▶ Direction: Identify every line containing the word "this" and reproduce each one.
* BEGIN Data listing *
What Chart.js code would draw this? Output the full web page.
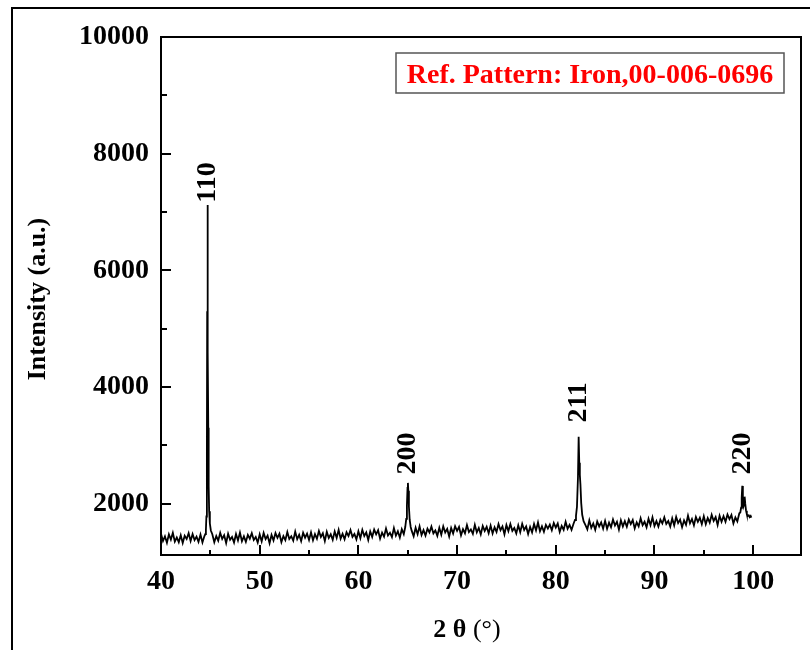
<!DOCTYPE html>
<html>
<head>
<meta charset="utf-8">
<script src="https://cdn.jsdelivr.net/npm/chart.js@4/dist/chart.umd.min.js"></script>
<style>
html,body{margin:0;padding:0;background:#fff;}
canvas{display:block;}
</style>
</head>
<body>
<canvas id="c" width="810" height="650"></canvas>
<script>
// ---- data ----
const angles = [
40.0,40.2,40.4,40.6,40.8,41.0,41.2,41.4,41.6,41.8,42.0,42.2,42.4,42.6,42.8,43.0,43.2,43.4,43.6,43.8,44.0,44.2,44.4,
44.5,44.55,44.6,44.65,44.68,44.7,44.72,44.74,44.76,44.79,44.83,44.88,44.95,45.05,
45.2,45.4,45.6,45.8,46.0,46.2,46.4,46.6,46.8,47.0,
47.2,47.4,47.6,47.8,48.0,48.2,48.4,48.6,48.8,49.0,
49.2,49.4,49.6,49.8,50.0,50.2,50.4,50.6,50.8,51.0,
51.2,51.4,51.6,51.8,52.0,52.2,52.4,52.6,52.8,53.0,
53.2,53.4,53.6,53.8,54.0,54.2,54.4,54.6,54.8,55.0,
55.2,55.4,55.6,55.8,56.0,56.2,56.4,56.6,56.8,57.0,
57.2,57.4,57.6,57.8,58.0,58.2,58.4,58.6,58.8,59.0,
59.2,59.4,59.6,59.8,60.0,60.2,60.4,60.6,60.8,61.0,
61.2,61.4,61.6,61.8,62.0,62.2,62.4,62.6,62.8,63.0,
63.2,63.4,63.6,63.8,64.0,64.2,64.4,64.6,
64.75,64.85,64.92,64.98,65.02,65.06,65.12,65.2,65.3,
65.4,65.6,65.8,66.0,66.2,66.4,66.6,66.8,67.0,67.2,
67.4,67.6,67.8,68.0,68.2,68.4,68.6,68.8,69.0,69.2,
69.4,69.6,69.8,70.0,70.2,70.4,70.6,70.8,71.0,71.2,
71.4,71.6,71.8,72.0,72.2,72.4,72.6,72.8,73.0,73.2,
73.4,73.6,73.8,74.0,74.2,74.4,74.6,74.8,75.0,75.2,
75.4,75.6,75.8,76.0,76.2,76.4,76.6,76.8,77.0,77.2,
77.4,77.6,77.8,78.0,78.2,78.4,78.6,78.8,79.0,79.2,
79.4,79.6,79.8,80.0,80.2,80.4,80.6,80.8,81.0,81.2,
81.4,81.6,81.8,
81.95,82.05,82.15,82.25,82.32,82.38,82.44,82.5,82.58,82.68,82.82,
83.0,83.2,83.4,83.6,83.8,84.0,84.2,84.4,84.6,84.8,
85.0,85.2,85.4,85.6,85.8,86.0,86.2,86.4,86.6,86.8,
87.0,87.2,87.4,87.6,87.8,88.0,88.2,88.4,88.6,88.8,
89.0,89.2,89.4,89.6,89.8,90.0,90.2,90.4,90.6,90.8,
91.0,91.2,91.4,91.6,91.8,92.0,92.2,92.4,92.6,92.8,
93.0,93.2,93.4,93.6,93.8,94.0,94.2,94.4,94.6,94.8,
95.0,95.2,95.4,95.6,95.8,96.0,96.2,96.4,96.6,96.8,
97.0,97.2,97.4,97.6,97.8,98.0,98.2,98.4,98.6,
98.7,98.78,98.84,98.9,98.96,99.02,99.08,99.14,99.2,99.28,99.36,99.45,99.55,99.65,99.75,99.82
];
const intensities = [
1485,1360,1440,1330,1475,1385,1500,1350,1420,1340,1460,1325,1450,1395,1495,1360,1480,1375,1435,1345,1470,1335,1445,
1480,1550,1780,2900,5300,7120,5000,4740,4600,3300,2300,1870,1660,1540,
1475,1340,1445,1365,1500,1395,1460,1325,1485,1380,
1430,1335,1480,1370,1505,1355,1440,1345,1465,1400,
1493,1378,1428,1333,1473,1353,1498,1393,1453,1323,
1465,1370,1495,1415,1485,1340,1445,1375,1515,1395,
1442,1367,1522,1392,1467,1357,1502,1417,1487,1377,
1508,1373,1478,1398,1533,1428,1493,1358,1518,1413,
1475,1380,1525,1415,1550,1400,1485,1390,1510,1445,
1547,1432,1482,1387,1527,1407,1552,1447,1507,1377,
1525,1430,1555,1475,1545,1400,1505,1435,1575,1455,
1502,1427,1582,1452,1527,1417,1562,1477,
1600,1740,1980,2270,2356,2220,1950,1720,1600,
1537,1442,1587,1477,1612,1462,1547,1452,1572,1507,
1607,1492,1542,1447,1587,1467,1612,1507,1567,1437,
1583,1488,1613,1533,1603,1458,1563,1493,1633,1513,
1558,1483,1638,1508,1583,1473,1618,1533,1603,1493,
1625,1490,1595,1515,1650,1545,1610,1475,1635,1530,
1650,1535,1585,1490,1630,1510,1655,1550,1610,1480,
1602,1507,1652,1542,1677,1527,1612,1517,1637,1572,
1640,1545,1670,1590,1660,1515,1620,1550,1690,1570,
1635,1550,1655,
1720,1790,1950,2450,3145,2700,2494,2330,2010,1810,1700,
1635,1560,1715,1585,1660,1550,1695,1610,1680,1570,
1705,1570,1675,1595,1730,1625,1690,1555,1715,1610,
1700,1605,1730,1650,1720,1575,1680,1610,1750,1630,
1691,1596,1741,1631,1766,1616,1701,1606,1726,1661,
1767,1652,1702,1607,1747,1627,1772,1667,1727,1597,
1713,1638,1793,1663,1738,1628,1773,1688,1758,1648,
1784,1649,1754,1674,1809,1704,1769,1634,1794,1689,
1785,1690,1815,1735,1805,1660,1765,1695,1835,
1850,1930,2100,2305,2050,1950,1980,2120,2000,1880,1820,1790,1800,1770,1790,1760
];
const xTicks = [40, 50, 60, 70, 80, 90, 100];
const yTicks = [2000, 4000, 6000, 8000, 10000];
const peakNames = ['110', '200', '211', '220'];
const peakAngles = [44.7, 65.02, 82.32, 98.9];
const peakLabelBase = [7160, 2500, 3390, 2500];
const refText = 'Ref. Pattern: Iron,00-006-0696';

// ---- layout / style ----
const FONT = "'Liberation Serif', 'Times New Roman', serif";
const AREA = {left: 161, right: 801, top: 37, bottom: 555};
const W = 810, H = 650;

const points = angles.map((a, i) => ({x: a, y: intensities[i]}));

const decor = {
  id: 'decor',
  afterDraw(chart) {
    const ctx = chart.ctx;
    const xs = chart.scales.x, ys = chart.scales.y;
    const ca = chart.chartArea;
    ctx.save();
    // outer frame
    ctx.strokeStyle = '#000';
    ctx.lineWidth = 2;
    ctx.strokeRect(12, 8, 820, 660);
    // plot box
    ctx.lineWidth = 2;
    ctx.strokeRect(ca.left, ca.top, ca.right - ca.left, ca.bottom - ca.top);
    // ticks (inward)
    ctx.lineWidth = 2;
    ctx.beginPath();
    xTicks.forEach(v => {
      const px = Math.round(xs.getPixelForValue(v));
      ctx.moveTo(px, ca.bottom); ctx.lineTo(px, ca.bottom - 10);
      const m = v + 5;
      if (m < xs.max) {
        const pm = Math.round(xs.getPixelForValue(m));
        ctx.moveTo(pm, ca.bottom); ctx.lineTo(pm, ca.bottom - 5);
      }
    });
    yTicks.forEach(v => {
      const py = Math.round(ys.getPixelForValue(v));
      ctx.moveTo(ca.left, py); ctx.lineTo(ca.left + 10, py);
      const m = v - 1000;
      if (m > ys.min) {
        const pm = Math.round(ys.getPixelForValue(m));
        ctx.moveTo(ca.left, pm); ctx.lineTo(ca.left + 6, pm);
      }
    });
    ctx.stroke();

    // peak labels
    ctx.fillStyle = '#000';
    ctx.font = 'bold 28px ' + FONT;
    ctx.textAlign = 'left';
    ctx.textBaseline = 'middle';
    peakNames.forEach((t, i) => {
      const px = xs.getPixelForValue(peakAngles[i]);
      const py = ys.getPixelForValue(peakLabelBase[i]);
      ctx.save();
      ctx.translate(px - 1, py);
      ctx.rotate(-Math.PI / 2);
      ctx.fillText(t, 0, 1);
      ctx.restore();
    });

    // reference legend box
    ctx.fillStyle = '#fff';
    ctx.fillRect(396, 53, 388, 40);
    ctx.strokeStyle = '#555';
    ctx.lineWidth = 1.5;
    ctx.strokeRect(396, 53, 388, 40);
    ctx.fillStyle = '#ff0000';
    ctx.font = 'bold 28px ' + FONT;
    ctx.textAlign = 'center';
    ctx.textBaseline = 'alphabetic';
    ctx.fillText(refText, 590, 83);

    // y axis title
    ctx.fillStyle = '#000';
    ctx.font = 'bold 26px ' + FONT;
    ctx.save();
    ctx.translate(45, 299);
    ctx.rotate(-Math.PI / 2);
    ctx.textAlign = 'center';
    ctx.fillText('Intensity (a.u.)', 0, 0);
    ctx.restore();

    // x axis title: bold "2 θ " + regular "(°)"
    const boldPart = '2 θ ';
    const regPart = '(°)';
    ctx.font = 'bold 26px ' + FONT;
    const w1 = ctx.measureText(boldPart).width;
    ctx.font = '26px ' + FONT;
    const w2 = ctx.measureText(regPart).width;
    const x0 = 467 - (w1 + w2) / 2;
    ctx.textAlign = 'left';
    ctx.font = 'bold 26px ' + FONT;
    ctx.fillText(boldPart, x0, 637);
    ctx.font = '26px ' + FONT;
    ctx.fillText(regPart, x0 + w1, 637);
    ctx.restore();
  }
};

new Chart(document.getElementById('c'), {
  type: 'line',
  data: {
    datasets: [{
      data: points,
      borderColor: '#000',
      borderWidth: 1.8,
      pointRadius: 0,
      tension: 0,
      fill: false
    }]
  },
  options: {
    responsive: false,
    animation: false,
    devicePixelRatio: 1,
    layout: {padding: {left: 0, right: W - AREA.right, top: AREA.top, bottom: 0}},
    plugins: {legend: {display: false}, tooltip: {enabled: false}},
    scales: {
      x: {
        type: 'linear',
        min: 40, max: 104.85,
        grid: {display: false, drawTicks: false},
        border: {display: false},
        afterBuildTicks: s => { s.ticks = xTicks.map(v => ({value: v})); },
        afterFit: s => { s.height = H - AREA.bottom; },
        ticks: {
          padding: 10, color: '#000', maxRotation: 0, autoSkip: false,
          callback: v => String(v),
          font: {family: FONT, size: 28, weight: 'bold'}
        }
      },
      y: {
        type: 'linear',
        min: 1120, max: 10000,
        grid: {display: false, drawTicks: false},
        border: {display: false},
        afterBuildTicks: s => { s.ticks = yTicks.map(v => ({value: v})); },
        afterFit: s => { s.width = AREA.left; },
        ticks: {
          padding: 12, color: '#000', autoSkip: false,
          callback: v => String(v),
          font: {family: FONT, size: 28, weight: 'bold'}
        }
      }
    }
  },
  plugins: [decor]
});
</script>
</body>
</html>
* END Data listing *
* BEGIN Data listing *
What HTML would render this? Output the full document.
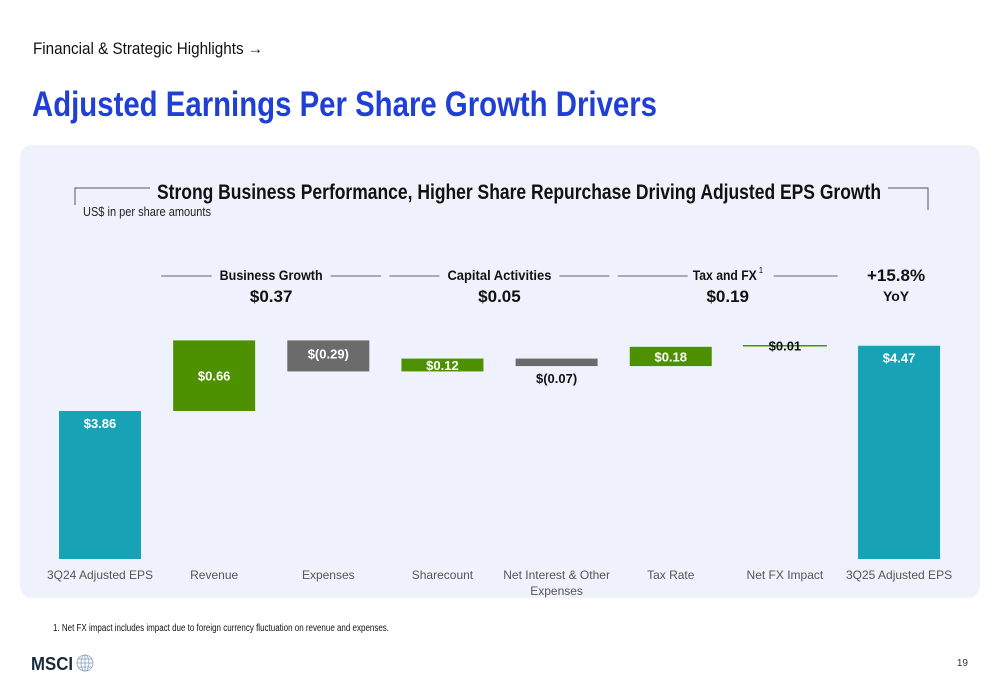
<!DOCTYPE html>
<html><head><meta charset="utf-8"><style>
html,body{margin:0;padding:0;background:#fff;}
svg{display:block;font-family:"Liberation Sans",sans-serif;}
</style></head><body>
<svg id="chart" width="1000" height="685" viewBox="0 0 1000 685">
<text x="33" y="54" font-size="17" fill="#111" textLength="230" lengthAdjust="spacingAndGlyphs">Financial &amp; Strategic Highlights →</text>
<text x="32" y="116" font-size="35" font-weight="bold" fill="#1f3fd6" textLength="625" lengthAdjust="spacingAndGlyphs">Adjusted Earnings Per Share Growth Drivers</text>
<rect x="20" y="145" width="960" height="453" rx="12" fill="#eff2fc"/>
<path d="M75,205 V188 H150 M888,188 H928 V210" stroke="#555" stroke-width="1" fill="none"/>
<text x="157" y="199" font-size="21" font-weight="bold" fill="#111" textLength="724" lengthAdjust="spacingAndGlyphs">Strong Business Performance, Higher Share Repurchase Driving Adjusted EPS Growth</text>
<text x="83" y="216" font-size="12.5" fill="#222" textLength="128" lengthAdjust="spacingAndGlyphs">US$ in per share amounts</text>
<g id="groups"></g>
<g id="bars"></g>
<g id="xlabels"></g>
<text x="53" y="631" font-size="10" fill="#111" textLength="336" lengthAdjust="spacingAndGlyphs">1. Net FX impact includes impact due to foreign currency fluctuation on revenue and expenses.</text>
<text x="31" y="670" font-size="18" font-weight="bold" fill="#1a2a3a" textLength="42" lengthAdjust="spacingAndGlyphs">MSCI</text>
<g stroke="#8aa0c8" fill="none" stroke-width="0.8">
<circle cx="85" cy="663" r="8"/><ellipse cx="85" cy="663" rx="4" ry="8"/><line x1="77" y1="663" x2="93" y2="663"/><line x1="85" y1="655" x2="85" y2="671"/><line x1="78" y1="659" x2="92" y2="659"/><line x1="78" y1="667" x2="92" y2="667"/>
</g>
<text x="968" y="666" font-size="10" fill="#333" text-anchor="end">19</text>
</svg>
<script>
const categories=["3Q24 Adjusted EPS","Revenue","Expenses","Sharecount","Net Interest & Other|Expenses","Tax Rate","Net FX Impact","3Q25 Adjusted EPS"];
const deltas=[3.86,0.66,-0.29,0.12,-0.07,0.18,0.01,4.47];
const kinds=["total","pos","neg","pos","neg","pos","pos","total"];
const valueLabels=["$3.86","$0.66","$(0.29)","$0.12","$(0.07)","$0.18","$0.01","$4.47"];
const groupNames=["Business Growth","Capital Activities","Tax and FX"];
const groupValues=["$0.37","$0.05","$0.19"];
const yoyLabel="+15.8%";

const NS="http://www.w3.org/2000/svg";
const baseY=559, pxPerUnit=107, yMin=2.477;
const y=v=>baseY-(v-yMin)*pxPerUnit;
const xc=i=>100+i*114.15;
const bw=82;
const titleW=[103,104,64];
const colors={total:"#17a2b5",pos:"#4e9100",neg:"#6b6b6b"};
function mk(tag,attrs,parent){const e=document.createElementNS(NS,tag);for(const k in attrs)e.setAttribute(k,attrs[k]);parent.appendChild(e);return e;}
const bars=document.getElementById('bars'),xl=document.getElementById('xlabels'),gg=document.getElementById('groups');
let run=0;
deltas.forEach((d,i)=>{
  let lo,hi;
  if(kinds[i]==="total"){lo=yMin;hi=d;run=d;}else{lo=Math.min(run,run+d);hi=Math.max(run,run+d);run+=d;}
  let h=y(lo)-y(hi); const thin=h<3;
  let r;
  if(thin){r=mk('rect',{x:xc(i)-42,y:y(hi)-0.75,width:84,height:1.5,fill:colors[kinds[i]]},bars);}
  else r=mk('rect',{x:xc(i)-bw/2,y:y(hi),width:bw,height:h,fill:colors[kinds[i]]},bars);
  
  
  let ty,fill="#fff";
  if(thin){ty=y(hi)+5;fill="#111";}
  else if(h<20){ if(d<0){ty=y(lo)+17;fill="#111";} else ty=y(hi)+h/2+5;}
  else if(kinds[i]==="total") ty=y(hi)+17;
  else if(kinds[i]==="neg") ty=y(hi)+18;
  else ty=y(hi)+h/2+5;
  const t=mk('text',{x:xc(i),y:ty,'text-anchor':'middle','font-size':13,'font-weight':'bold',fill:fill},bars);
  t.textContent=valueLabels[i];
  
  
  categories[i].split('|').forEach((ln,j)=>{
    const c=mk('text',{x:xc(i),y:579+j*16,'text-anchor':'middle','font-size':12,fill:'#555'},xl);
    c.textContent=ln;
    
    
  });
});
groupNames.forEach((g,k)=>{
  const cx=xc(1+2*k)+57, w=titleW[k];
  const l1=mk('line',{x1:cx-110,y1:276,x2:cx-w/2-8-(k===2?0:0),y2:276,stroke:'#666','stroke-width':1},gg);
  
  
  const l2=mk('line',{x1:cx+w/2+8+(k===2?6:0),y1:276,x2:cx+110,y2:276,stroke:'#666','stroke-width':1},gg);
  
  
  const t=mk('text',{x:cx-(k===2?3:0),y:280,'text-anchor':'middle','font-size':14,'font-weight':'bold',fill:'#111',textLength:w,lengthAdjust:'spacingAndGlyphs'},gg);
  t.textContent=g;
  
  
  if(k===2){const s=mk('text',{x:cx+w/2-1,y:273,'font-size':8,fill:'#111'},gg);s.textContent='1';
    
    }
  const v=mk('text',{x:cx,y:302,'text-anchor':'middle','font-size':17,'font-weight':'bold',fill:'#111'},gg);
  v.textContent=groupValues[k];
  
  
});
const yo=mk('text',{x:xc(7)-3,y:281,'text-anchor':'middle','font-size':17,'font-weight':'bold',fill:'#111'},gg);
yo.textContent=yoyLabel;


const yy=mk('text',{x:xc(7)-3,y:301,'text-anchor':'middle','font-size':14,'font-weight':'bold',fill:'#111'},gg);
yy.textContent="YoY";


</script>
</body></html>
* END Data listing *
▶ Exercise solution:
What Chart.js code would draw this? Output the full web page.
What HTML would render this? Output the full document.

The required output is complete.